Friday, September 13, 2013

We're losing...

 The public relations struggle to define commercial farms.  This Chipotle ad is getting rave reviews and could be going viral.

I don't think we have good responses to counter these images. And passing ag-gag laws is really a step in the wrong direction IMHO.

Meanwhile, the GMO battle I declared over seems very much alive.
Four of the world’s largest chemical corporations currently use some of Kauai’s best agricultural lands to test their new pesticide and GMO technologies. Kauai residents are concerned about the impacts of this industry on the island, and through “Right to Know” Bill 2491 are seeking basic information to ensure that the community is protected.Bill 2491 would also establish buffer zones between pesticide application and schools, hospitals, residential areas and waterways, mandate that a health and environmental study be conducted to better understand the impacts of the agro-chemical/GMO industry on the island, and put a temporary halt on expansion of the industry while the study is being conducted. [More]

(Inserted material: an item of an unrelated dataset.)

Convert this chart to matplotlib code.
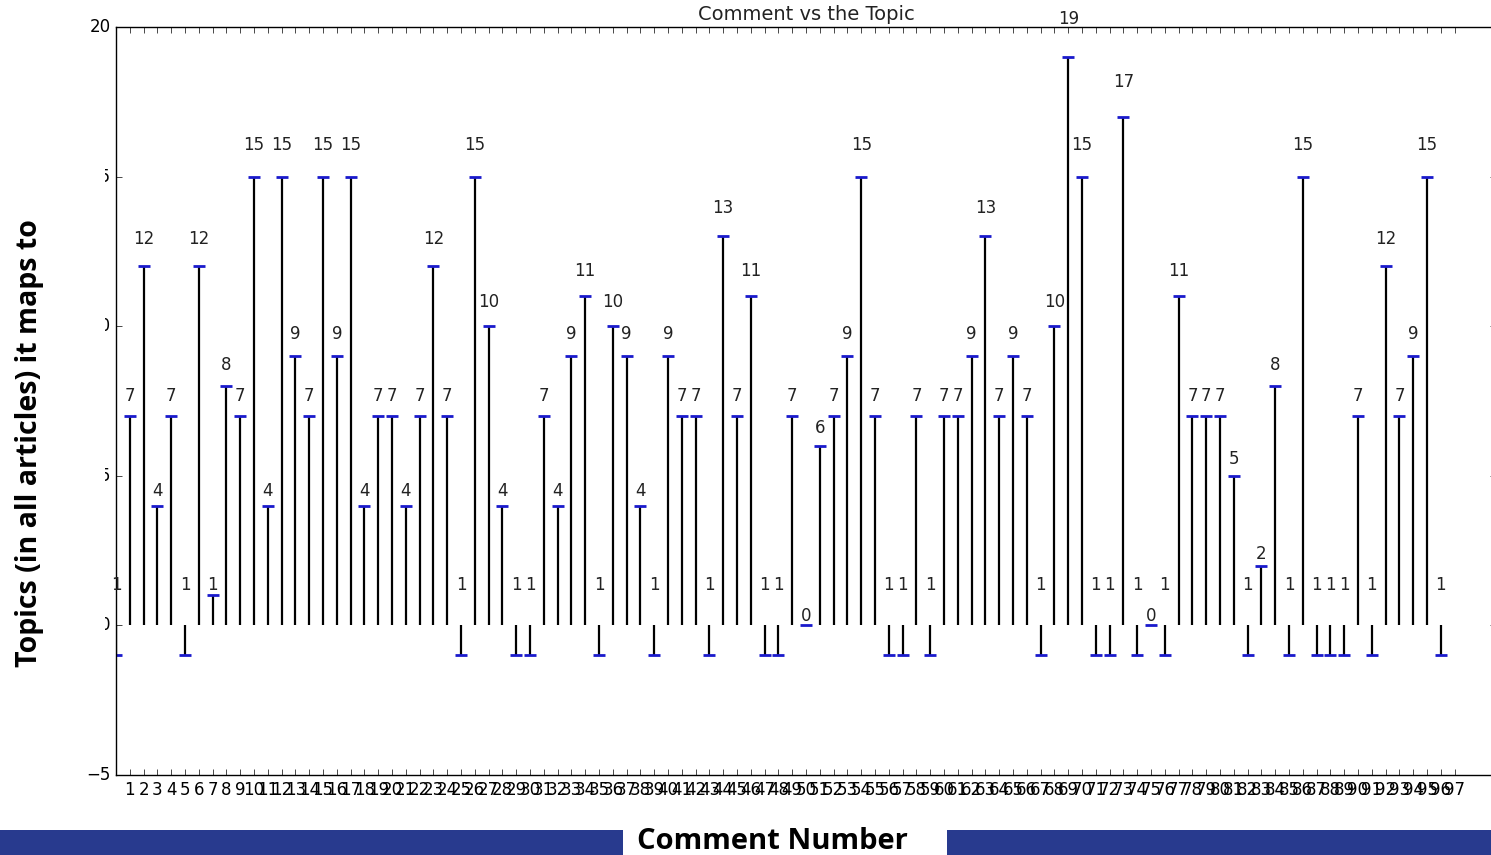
import matplotlib
matplotlib.use('Agg')
import matplotlib.pyplot as plt
from matplotlib.patches import Rectangle

# topic index per comment (-1 = no topic, labelled with its absolute value)
topics = [-1, 7, 12, 4, 7, -1, 12, 1, 8, 7,
          15, 4, 15, 9, 7, 15, 9, 15, 4, 7,
          7, 4, 7, 12, 7, -1, 15, 10, 4, -1,
          -1, 7, 4, 9, 11, -1, 10, 9, 4, -1,
          9, 7, 7, -1, 13, 7, 11, -1, -1, 7,
          0, 6, 7, 9, 15, 7, -1, -1, 7, -1,
          7, 7, 9, 13, 7, 9, 7, -1, 10, 19,
          15, -1, -1, 17, -1, 0, -1, 11, 7, 7,
          7, 5, -1, 2, 8, -1, 15, -1, -1, -1,
          7, -1, 12, 7, 9, 15, -1]
comments = list(range(len(topics)))
tick_labels = list(range(1, len(topics) + 1))
y_ticks = [-5, 0, 5, 10, 15, 20]

plt.style.use('classic')
fig = plt.figure(figsize=(14.91, 8.55), dpi=100, facecolor='white')
ax = fig.add_axes([116 / 1491, 80 / 855, 1380 / 1491, 748 / 855])

ax.vlines(comments, 0, topics, color='black', linewidth=1.6)
ax.plot(comments, topics, linestyle='none', marker='_', color='#1a1acc',
        markersize=8, markeredgewidth=2)

for x, v in zip(comments, topics):
    ax.text(x, 1.05 * abs(v), str(abs(v)), ha='center', va='bottom',
            fontsize=12, color='#222222', clip_on=False)

ax.set_xlim(0, 100)
ax.set_ylim(-5, 20)
ax.set_xticks(tick_labels)
ax.set_xticklabels([str(t) for t in tick_labels], fontsize=12)
ax.set_yticks(y_ticks)
ax.tick_params(axis='y', labelsize=12)
ax.set_title('Comment vs the Topic', fontsize=14, color='#222222')
ax.set_xlabel('Comment Number', fontsize=12)

# slide overlay: white cover over the old axis labels
fig.patches.append(Rectangle((0, 95 / 855), 105 / 1491, 715 / 855,
                             transform=fig.transFigure, facecolor='white',
                             edgecolor='none', zorder=5))
fig.patches.append(Rectangle((0, 25 / 855), 1, 26 / 855,
                             transform=fig.transFigure, facecolor='white',
                             edgecolor='none', zorder=5))

bar_color = '#283a8e'
fig.patches.append(Rectangle((0, 0), 623 / 1491, 25 / 855,
                             transform=fig.transFigure, facecolor=bar_color,
                             edgecolor='none', zorder=6))
fig.patches.append(Rectangle((947 / 1491, 0), 1 - 947 / 1491, 25 / 855,
                             transform=fig.transFigure, facecolor=bar_color,
                             edgecolor='none', zorder=6))

fig.text(772 / 1491, 6 / 855, 'Comment Number', ha='center', va='baseline',
         fontsize=21, fontweight='bold', family='Open Sans', zorder=7)
fig.text(30 / 1491, 1 - 443 / 855, 'Topics (in all articles) it maps to',
         ha='center', va='center', rotation=90, fontsize=20.5,
         fontweight='bold', family='Open Sans', zorder=7)

fig.savefig('out.png', dpi=100, facecolor='white')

The real difficulty is the ideological argument here. Farmers want to maximize individual rights, and that's exactly what these GMO opponents are advocating. Forcing others to accept products because "we" or the government know what's good for them would never get a favorable reaction from farmers. It's the climate change position in reverse. 

This is also part and parcel of the devolvement of government action to the local level as state and federal regulation becomes less effective. For a tiny minority like farmers, supporting federal overrides is a really bad strategy. 

We've played fast and loose with science and thus enabled this kind of resistance. Actually, if GM companies and users are successful, I would be troubled by the implications for their own consumer rights. If we can force our views on others do we really thing it won't happen to us?


Gary said...

As a pork producer I'm offended by these webcast. I think most producers strive to take the best care for their animals and market a good product. Not everyone can live in Chipotle's idealistic world where farmers drive old pickups and tractors. I'm reminded of the saying "A well fed society has many problems. A hungry society has only one problem.

John Phipps said...


I can appreciate your objection, but my point was how good the video quality and messaging was - not the content. Also important to note is this message is being used to signal a higher quality to consumers.

We may not like it, but we have to deal with it. Getting angry hasn't been a very productive tactic to date.

From Virginia said...

John, check out this spoof of Chipotle, Funny or Die nails it.

Anonymous said...

After the bill was delayed several times and heavily amended, it passed in mid-October 6-1. The lawyer for the county of Kauai stated the bill was trying to do things that were under the jurisdiction of the state, not county. It has been vetoed. The council only needs a 5-2 super majority to override the veto. It might happen and since Monsanto does not currently have operations on the island, the bill does have a chance of standing.